Cordless power tool battery chargers work by using electricity from the mains and filling up a discharged battery with power.
The science behind rechargeable batteries and how the chargers can refill the battery with power is discussed on the page How does a cordless power tool battery work? Here we look at how chargers ensure a full, efficient charge and avoid damage to the batteries.
The best chargers use what is called a 3-stage charge or multi-stage charge. Both nickel and lithium-based battery chargers use a 3-stage system although they work slightly differently.
3-stage charging
The three stages are called ‘bulk’, ‘absorption’ and ‘float’. Some chargers use a 2-stage system which involves just the bulk and float stages; these chargers are faster but don’t take as much care of the battery.
The bulk stage is when the battery is being charged to about 80% capacity. The electrical current stays at the same level and the voltage (electrical pressure) being applied by the charger increases.
The absorption stage is when the voltage is kept at the same level and the current is slowly decreased until the battery is fully charged. It is also known as the ‘topping charge’ because it is topping up the last of the battery. It takes a lot longer than the bulk stage because it needs to be slower to prevent damage the battery.
The float stage of NiCd and NiMH battery chargers, also known as the ‘trickle charge’, is when the voltage and current are both reduced to a very low level. This maintains the battery at full charge until it is needed.
NiMH rechargeable batteries require a much lower trickle charge than NiCd batteries which means they cannot be recharged in a NiCd-specific charger.
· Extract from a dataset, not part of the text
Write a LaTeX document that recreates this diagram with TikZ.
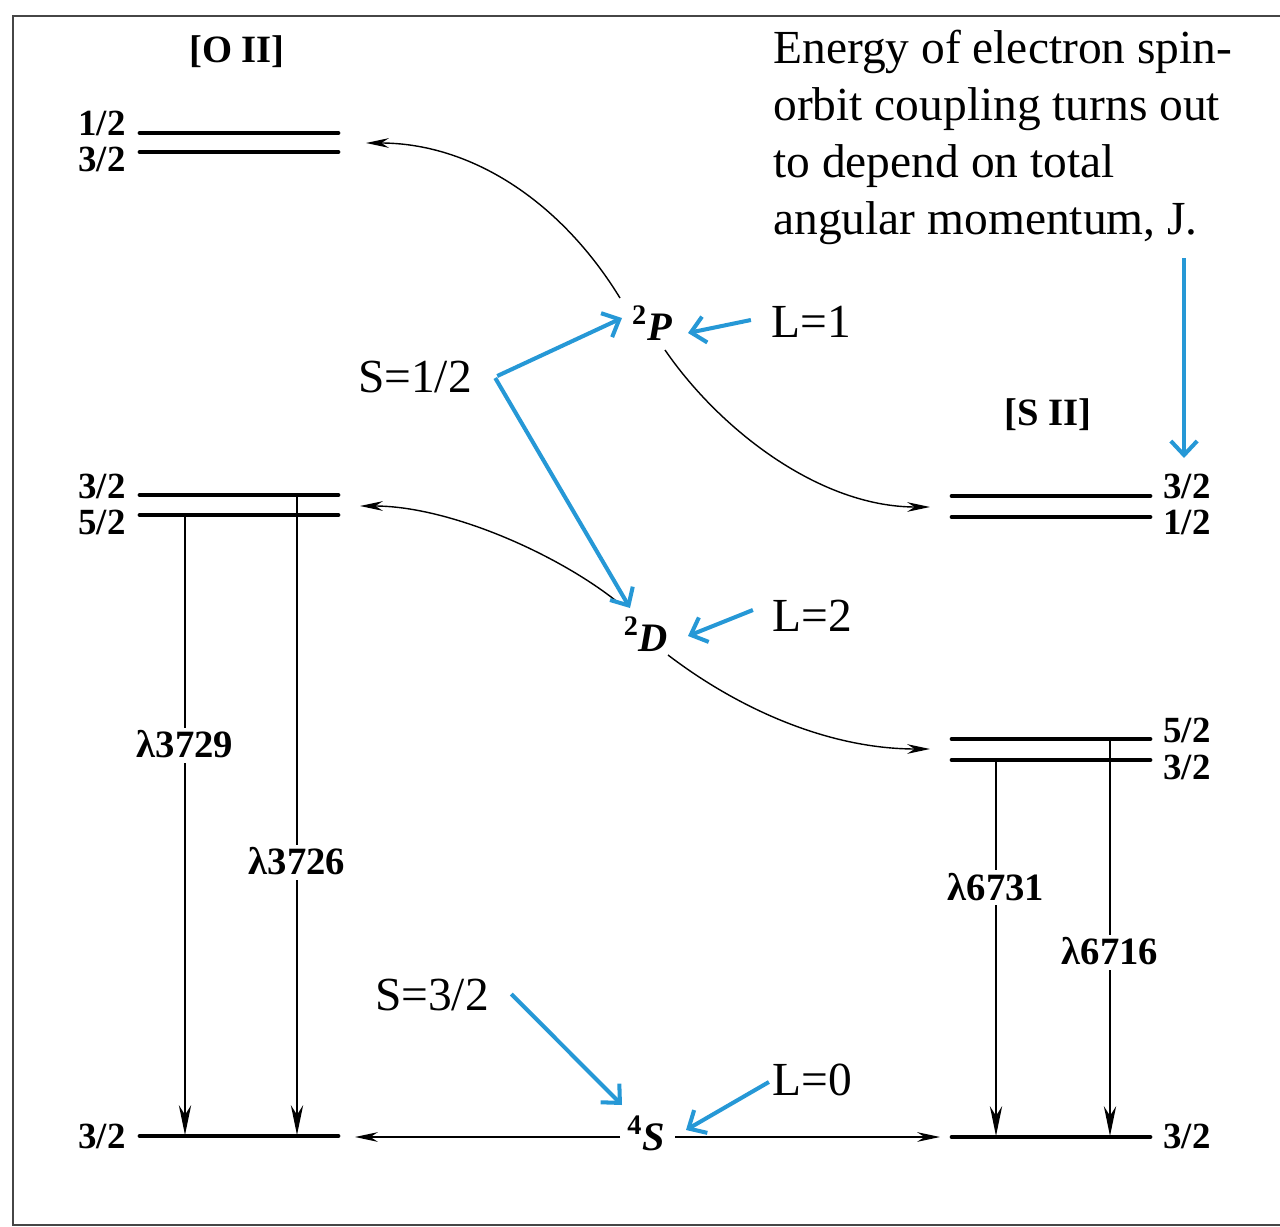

However, NiCd batteries can be recharged in a NiMH charger, although it is not ideal.
The float stage of Li-ion battery chargers is not a trickle charge. Instead, pulses of charge keep the battery topped up to counteract the self-discharge. A trickle charge could overcharge a lithium battery, damaging it.
Detecting a full battery
Cheap chargers detect when a NiCd battery is full by monitoring the temperature of the battery. This is not really accurate enough and can damage the battery over time.
More advanced NiCd battery chargers use Negative Delta V (NDV) technology which detects the drop in voltage that happens when the battery is full. This is much more reliable.
NiMH battery chargers have to use a combination of sensors to detect when the battery is fully charged because the voltage drop is not large enough to be detected accurately.
Li-ion battery chargers have a more complicated computer chip that monitors the changes in the cells. Li-ion batteries are more fragile and need more accurate detection methods to protect against damage.